A neutral Nickel atom (Ni), with an atomic number Z=28, possesses twenty-eight electrons in its ground state. These electrons are organized into specific regions of space around the nucleus known as atomic orbitals. An atomic orbital is a mathematical description of the probability of finding an electron within a particular area. To determine exactly how many of these orbitals are utilized by the Nickel atom, we must first understand the fundamental rules governing orbital structure and electron placement.
The Foundation: Defining Atomic Orbitals and Shells
Atomic orbitals are grouped into subshells, which are organized into principal energy levels, or shells, denoted by the principal quantum number \(n\). The first shell is \(n=1\), the second is \(n=2\), and so on, with higher numbers indicating greater distance from the nucleus and higher energy. Within these shells, there are four primary types of subshells, identified by the letters \(s\), \(p\), \(d\), and \(f\).
Each orbital, regardless of its type, can hold a maximum of two electrons. The \(s\) subshell always contains one orbital (2 electrons total capacity). The \(p\) subshell consists of three orbitals (6 electrons). The \(d\) subshell is composed of five orbitals (10 electrons), while the \(f\) subshell contains seven orbitals (14 electrons). The availability of these orbital types expands with the principal quantum number: \(n=1\) has only \(s\), \(n=2\) has \(s\) and \(p\), \(n=3\) has \(s\), \(p\), and \(d\), and \(n=4\) and higher have all four types.
Electron Configuration and Quantum Numbers for Nickel
The arrangement of Nickel’s twenty-eight electrons is governed by the Aufbau principle, which dictates that electrons fill the lowest energy orbitals first. The Pauli exclusion principle limits each orbital to a maximum of two electrons with opposite spins.
For Nickel, the electron filling proceeds systematically through the lower energy levels to achieve its ground state configuration, filling the \(1s\), \(2s\), \(2p\), \(3s\), and \(3p\) subshells completely. The \(2p\) and \(3p\) subshells each contain three orbitals, which are filled according to Hund’s rule.
The filling sequence then continues to the \(4s\) subshell before moving to the \(3d\) subshell. The complete ground-state electron configuration for a neutral Nickel atom is \(1s^2 2s^2 2p^6 3s^2 3p^6 4s^2 3d^8\).
The Final Count: Determining Nickel’s Occupied Orbitals
To find the total number of occupied orbitals in Nickel, we sum the number of orbitals in each subshell that holds at least one electron. We use the configuration \(1s^2 2s^2 2p^6 3s^2 3p^6 4s^2 3d^8\) to identify these subshells.

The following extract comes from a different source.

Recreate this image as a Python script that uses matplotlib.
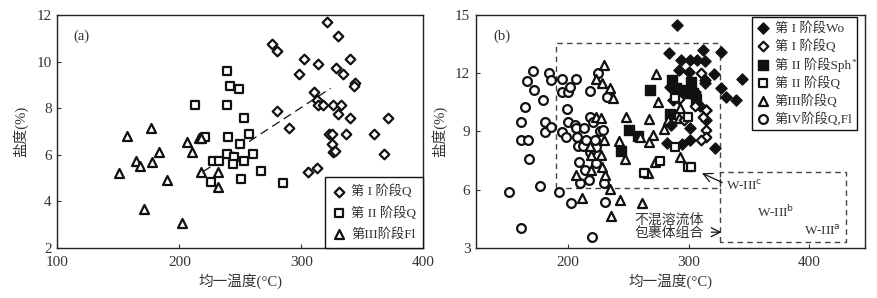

The occupied subshells and their orbital counts are:
- 1s: 1 orbital (full)
- 2s: 1 orbital (full)
- 2p: 3 orbitals (full)
- 3s: 1 orbital (full)
- 3p: 3 orbitals (full)
- 4s: 1 orbital (full)
- 3d: 5 orbitals (contains \(3d^8\), meaning all five orbitals are utilized)
Summing these counts (\(1 + 1 + 3 + 1 + 3 + 1 + 5\)) yields a total of 15 occupied or partially occupied atomic orbitals in a neutral Nickel atom in its ground state.
Why Nickel’s Filling Order Matters (Transition Metal Context)
Nickel is a transition metal, characterized by the \(4s\) orbital filling before the \(3d\) orbital, following the Aufbau principle. Initially, the \(4s\) orbital has a slightly lower energy than the \(3d\) orbital. The proximity of the \(4s\) orbital to the nucleus allows for this lower initial energy state.
However, once the \(3d\) subshell begins to fill, the relative energies shift due to electron-electron repulsion and shielding effects. This causes the energy of the \(3d\) orbitals to drop below the \(4s\) orbital, which dictates the order of electron loss during ionization.
When Nickel forms ions, such as \(\text{Ni}^{2+}\), electrons are removed from the orbital with the highest principal quantum number first, which is the \(4s\) orbital. Therefore, two electrons are lost from \(4s^2\), resulting in the \(\text{Ni}^{2+}\) ion having the configuration \(3d^8\). This behavior is a defining characteristic of transition metals.